**Task to complete:** Repeat all the material exactly; pictures stay out of your copy.

**Plotting code records:**
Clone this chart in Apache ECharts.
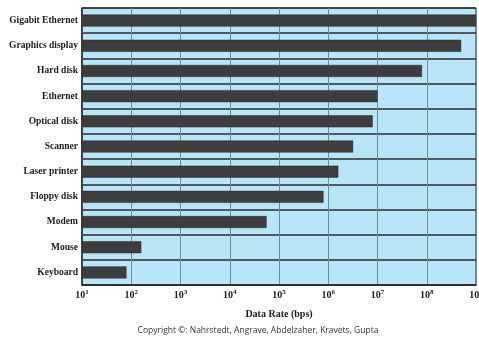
<!DOCTYPE html>
<html>
<head>
<meta charset="utf-8">
<script src="https://cdn.jsdelivr.net/npm/echarts@6/dist/echarts.min.js"></script>
<style>
  html, body { margin: 0; padding: 0; background: #fff; }
  #chart { width: 479px; height: 337px; }
</style>
</head>
<body>
<div id="chart"></div>
<script>
// Devices, listed bottom to top along the category axis
const devices = [
  'Keyboard', 'Mouse', 'Modem', 'Floppy disk', 'Laser printer', 'Scanner',
  'Optical disk', 'Ethernet', 'Hard disk', 'Graphics display', 'Gigabit Ethernet'
];
// Data rate of each device, bits per second
const rates = [80, 160, 56000, 800000, 1600000, 3200000, 8000000, 10000000, 80000000, 500000000, 1000000000];
// Exponents shown on the log axis ticks
const tickExponents = [1, 2, 3, 4, 5, 6, 7, 8, 9];

const serif = '"Liberation Serif", "DejaVu Serif", serif';
const chart = echarts.init(document.getElementById('chart'), null, { renderer: 'canvas' });

chart.setOption({
  animation: false,
  grid: {
    left: 82, right: 3, top: 8, bottom: 52,
    outerBoundsMode: 'none',
    containLabel: false,
    show: true,
    backgroundColor: '#b9e5f9',
    borderColor: '#2b2b2b',
    borderWidth: 1
  },
  xAxis: {
    type: 'log',
    logBase: 10,
    min: 10,
    max: 1e9,
    name: 'Data Rate (bps)',
    nameLocation: 'middle',
    nameGap: 24,
    nameTextStyle: { fontFamily: serif, fontWeight: 'bold', fontSize: 10, color: '#1a1a1a' },
    axisLine: { show: true, lineStyle: { color: '#2b2b2b', width: 1.5 } },
    axisTick: { show: false },
    splitLine: { show: true, lineStyle: { color: '#6d8b9c', width: 1 } },
    axisLabel: {
      margin: 4,
      hideOverlap: false,
      formatter: function (v) {
        const e = Math.round(Math.log10(v));
        if (tickExponents.indexOf(e) < 0) return '';
        return '{b|10}{s|' + e + '}';
      },
      rich: {
        b: { fontFamily: serif, fontWeight: 'bold', fontSize: 10, color: '#1a1a1a' },
        s: { fontFamily: serif, fontWeight: 'bold', fontSize: 7, color: '#1a1a1a', padding: [0, 0, 5, 0] }
      }
    }
  },
  yAxis: {
    type: 'category',
    data: devices,
    axisLine: { show: true, lineStyle: { color: '#2b2b2b', width: 1.5 } },
    axisTick: { show: false },
    splitLine: { show: true, lineStyle: { color: '#2b2b2b', width: 1.5 } },
    axisLabel: {
      margin: 4,
      fontFamily: serif,
      fontWeight: 'bold',
      fontSize: 9.5,
      color: '#1a1a1a'
    }
  },
  series: [{
    type: 'bar',
    data: rates,
    barWidth: 12,
    clip: true,
    itemStyle: { color: '#3d3d3d', borderColor: '#2a2a2a', borderWidth: 0.5 }
  }],
  graphic: [{
    type: 'text',
    x: 258,
    y: 331,
    style: {
      text: 'Copyright \u00a9: Nahrstedt, Angrave, Abdelzaher, Kravets, Gupta',
      font: '8.5px "Open Sans", "Noto Sans", sans-serif',
      fill: '#333',
      align: 'center',
      verticalAlign: 'middle'
    }
  }]
});
</script>
</body>
</html>
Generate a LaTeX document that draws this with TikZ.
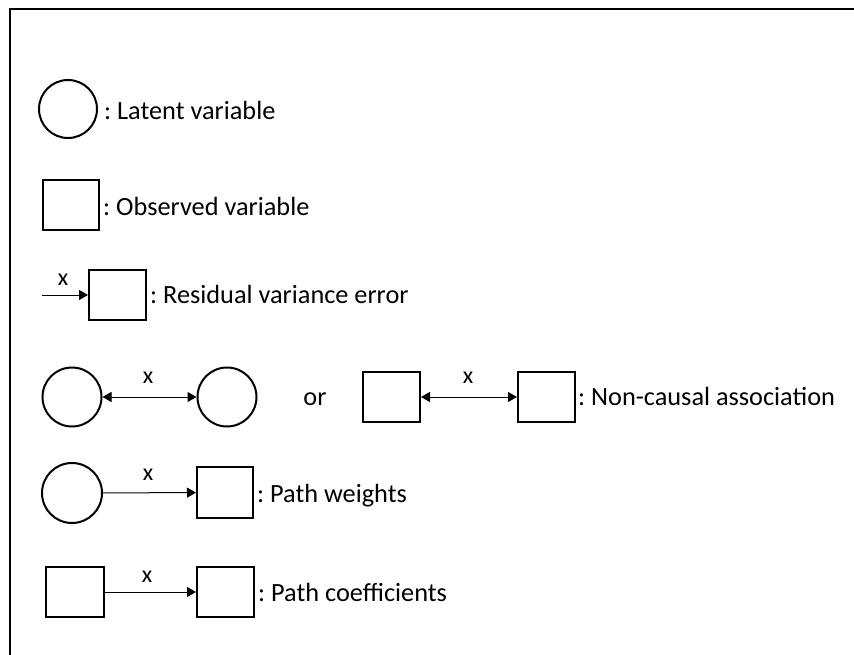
\documentclass[tikz,border=0pt]{standalone}
\usepackage{fontspec}
\setmainfont{Carlito}
\usetikzlibrary{arrows.meta,calc}
\frenchspacing
\tikzset{
  latent/.style={draw, line width=2pt, ellipse-ish},
  ellipse-ish/.style={circle, minimum size=58pt, inner sep=0pt},
  observed/.style={draw, line width=2pt, rectangle, minimum width=56pt, minimum height=50pt, inner sep=0pt},
  link/.style={line width=1pt, -{Triangle[length=9pt,width=10pt]}},
  twoway/.style={line width=1pt, {Triangle[length=9pt,width=10pt]}-{Triangle[length=9pt,width=10pt]}},
  legend/.style={anchor=base west, inner sep=0pt, font=\fontsize{26.3}{30}\selectfont},
  weight/.style={anchor=base, inner sep=0pt, font=\fontsize{24}{28}\selectfont},
}
\begin{document}
\begin{tikzpicture}[x=1pt,y=-1pt]
\useasboundingbox (0,0) rectangle (854,655);
% outer frame (open at right and bottom)
\draw[line width=2pt] (10,655) -- (10,9) -- (854,9);

% latent variable
\node[latent] (lv) at (68,109) {};
\node[legend] (lvt) at (104,120) {: Latent variable};

% observed variable
\node[observed] (ov) at (71,205) {};
\node[legend] (ovt) at (103,216) {: Observed variable};

% residual variance error
\coordinate (rin) at (42,295);
\node[observed, minimum width=57pt] (rv) at (117.5,295) {};
\draw[link] (rin) -- (rv);
\node[weight] (rx) at (63,285) {x};
\node[legend] (rvt) at (150,303) {: Residual variance error};

% non-causal association
\node[latent, minimum size=59pt] (ca) at (72,397) {};
\node[latent, minimum size=59pt] (cb) at (227,397) {};
\draw[twoway] (ca) -- (cb);
\node[weight] (cx) at (148,383) {x};
\node[legend, anchor=base] (or) at (315,405) {or};
\node[observed, minimum width=57pt] (sa) at (391.5,397) {};
\node[observed, minimum width=57pt] (sb) at (546.5,397) {};
\draw[twoway] (sa) -- (sb);
\node[weight] (sx) at (468,383) {x};
\node[legend] (nct) at (578,405) {: Non-causal association};

% path weights
\node[latent, minimum size=60pt] (pw) at (72,493) {};
\node[observed, minimum height=51pt] (po) at (225,492.5) {};
\draw[link] (pw) -- (po);
\node[weight] (px) at (148,480) {x};
\node[legend] (pwt) at (257,502) {: Path weights};

% path coefficients
\node[observed, minimum width=58pt] (pa) at (75,592) {};
\node[observed, minimum width=57pt] (pb) at (225.5,592) {};
\draw[link] (pa) -- (pb);
\node[weight] (pcx) at (147,582) {x};
\node[legend] (pct) at (258,601) {: Path coefficients};
\end{tikzpicture}
\end{document}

**Output:**
Clone this chart in Apache ECharts.
<!DOCTYPE html>
<html>
<head>
<meta charset="utf-8">
<script src="https://cdn.jsdelivr.net/npm/echarts@6/dist/echarts.min.js"></script>
<style>
  html, body { margin: 0; padding: 0; background: #fff; }
  #chart { width: 479px; height: 337px; }
</style>
</head>
<body>
<div id="chart"></div>
<script>
// Devices, listed bottom to top along the category axis
const devices = [
  'Keyboard', 'Mouse', 'Modem', 'Floppy disk', 'Laser printer', 'Scanner',
  'Optical disk', 'Ethernet', 'Hard disk', 'Graphics display', 'Gigabit Ethernet'
];
// Data rate of each device, bits per second
const rates = [80, 160, 56000, 800000, 1600000, 3200000, 8000000, 10000000, 80000000, 500000000, 1000000000];
// Exponents shown on the log axis ticks
const tickExponents = [1, 2, 3, 4, 5, 6, 7, 8, 9];

const serif = '"Liberation Serif", "DejaVu Serif", serif';
const chart = echarts.init(document.getElementById('chart'), null, { renderer: 'canvas' });

chart.setOption({
  animation: false,
  grid: {
    left: 82, right: 3, top: 8, bottom: 52,
    outerBoundsMode: 'none',
    containLabel: false,
    show: true,
    backgroundColor: '#b9e5f9',
    borderColor: '#2b2b2b',
    borderWidth: 1
  },
  xAxis: {
    type: 'log',
    logBase: 10,
    min: 10,
    max: 1e9,
    name: 'Data Rate (bps)',
    nameLocation: 'middle',
    nameGap: 24,
    nameTextStyle: { fontFamily: serif, fontWeight: 'bold', fontSize: 10, color: '#1a1a1a' },
    axisLine: { show: true, lineStyle: { color: '#2b2b2b', width: 1.5 } },
    axisTick: { show: false },
    splitLine: { show: true, lineStyle: { color: '#6d8b9c', width: 1 } },
    axisLabel: {
      margin: 4,
      hideOverlap: false,
      formatter: function (v) {
        const e = Math.round(Math.log10(v));
        if (tickExponents.indexOf(e) < 0) return '';
        return '{b|10}{s|' + e + '}';
      },
      rich: {
        b: { fontFamily: serif, fontWeight: 'bold', fontSize: 10, color: '#1a1a1a' },
        s: { fontFamily: serif, fontWeight: 'bold', fontSize: 7, color: '#1a1a1a', padding: [0, 0, 5, 0] }
      }
    }
  },
  yAxis: {
    type: 'category',
    data: devices,
    axisLine: { show: true, lineStyle: { color: '#2b2b2b', width: 1.5 } },
    axisTick: { show: false },
    splitLine: { show: true, lineStyle: { color: '#2b2b2b', width: 1.5 } },
    axisLabel: {
      margin: 4,
      fontFamily: serif,
      fontWeight: 'bold',
      fontSize: 9.5,
      color: '#1a1a1a'
    }
  },
  series: [{
    type: 'bar',
    data: rates,
    barWidth: 12,
    clip: true,
    itemStyle: { color: '#3d3d3d', borderColor: '#2a2a2a', borderWidth: 0.5 }
  }],
  graphic: [{
    type: 'text',
    x: 258,
    y: 331,
    style: {
      text: 'Copyright \u00a9: Nahrstedt, Angrave, Abdelzaher, Kravets, Gupta',
      font: '8.5px "Open Sans", "Noto Sans", sans-serif',
      fill: '#333',
      align: 'center',
      verticalAlign: 'middle'
    }
  }]
});
</script>
</body>
</html>
Generate a LaTeX document that draws this with TikZ.
\documentclass[tikz,border=0pt]{standalone}
\usepackage{fontspec}
\setmainfont{Carlito}
\usetikzlibrary{arrows.meta,calc}
\frenchspacing
\tikzset{
  latent/.style={draw, line width=2pt, ellipse-ish},
  ellipse-ish/.style={circle, minimum size=58pt, inner sep=0pt},
  observed/.style={draw, line width=2pt, rectangle, minimum width=56pt, minimum height=50pt, inner sep=0pt},
  link/.style={line width=1pt, -{Triangle[length=9pt,width=10pt]}},
  twoway/.style={line width=1pt, {Triangle[length=9pt,width=10pt]}-{Triangle[length=9pt,width=10pt]}},
  legend/.style={anchor=base west, inner sep=0pt, font=\fontsize{26.3}{30}\selectfont},
  weight/.style={anchor=base, inner sep=0pt, font=\fontsize{24}{28}\selectfont},
}
\begin{document}
\begin{tikzpicture}[x=1pt,y=-1pt]
\useasboundingbox (0,0) rectangle (854,655);
% outer frame (open at right and bottom)
\draw[line width=2pt] (10,655) -- (10,9) -- (854,9);

% latent variable
\node[latent] (lv) at (68,109) {};
\node[legend] (lvt) at (104,120) {: Latent variable};

% observed variable
\node[observed] (ov) at (71,205) {};
\node[legend] (ovt) at (103,216) {: Observed variable};

% residual variance error
\coordinate (rin) at (42,295);
\node[observed, minimum width=57pt] (rv) at (117.5,295) {};
\draw[link] (rin) -- (rv);
\node[weight] (rx) at (63,285) {x};
\node[legend] (rvt) at (150,303) {: Residual variance error};

% non-causal association
\node[latent, minimum size=59pt] (ca) at (72,397) {};
\node[latent, minimum size=59pt] (cb) at (227,397) {};
\draw[twoway] (ca) -- (cb);
\node[weight] (cx) at (148,383) {x};
\node[legend, anchor=base] (or) at (315,405) {or};
\node[observed, minimum width=57pt] (sa) at (391.5,397) {};
\node[observed, minimum width=57pt] (sb) at (546.5,397) {};
\draw[twoway] (sa) -- (sb);
\node[weight] (sx) at (468,383) {x};
\node[legend] (nct) at (578,405) {: Non-causal association};

% path weights
\node[latent, minimum size=60pt] (pw) at (72,493) {};
\node[observed, minimum height=51pt] (po) at (225,492.5) {};
\draw[link] (pw) -- (po);
\node[weight] (px) at (148,480) {x};
\node[legend] (pwt) at (257,502) {: Path weights};

% path coefficients
\node[observed, minimum width=58pt] (pa) at (75,592) {};
\node[observed, minimum width=57pt] (pb) at (225.5,592) {};
\draw[link] (pa) -- (pb);
\node[weight] (pcx) at (147,582) {x};
\node[legend] (pct) at (258,601) {: Path coefficients};
\end{tikzpicture}
\end{document}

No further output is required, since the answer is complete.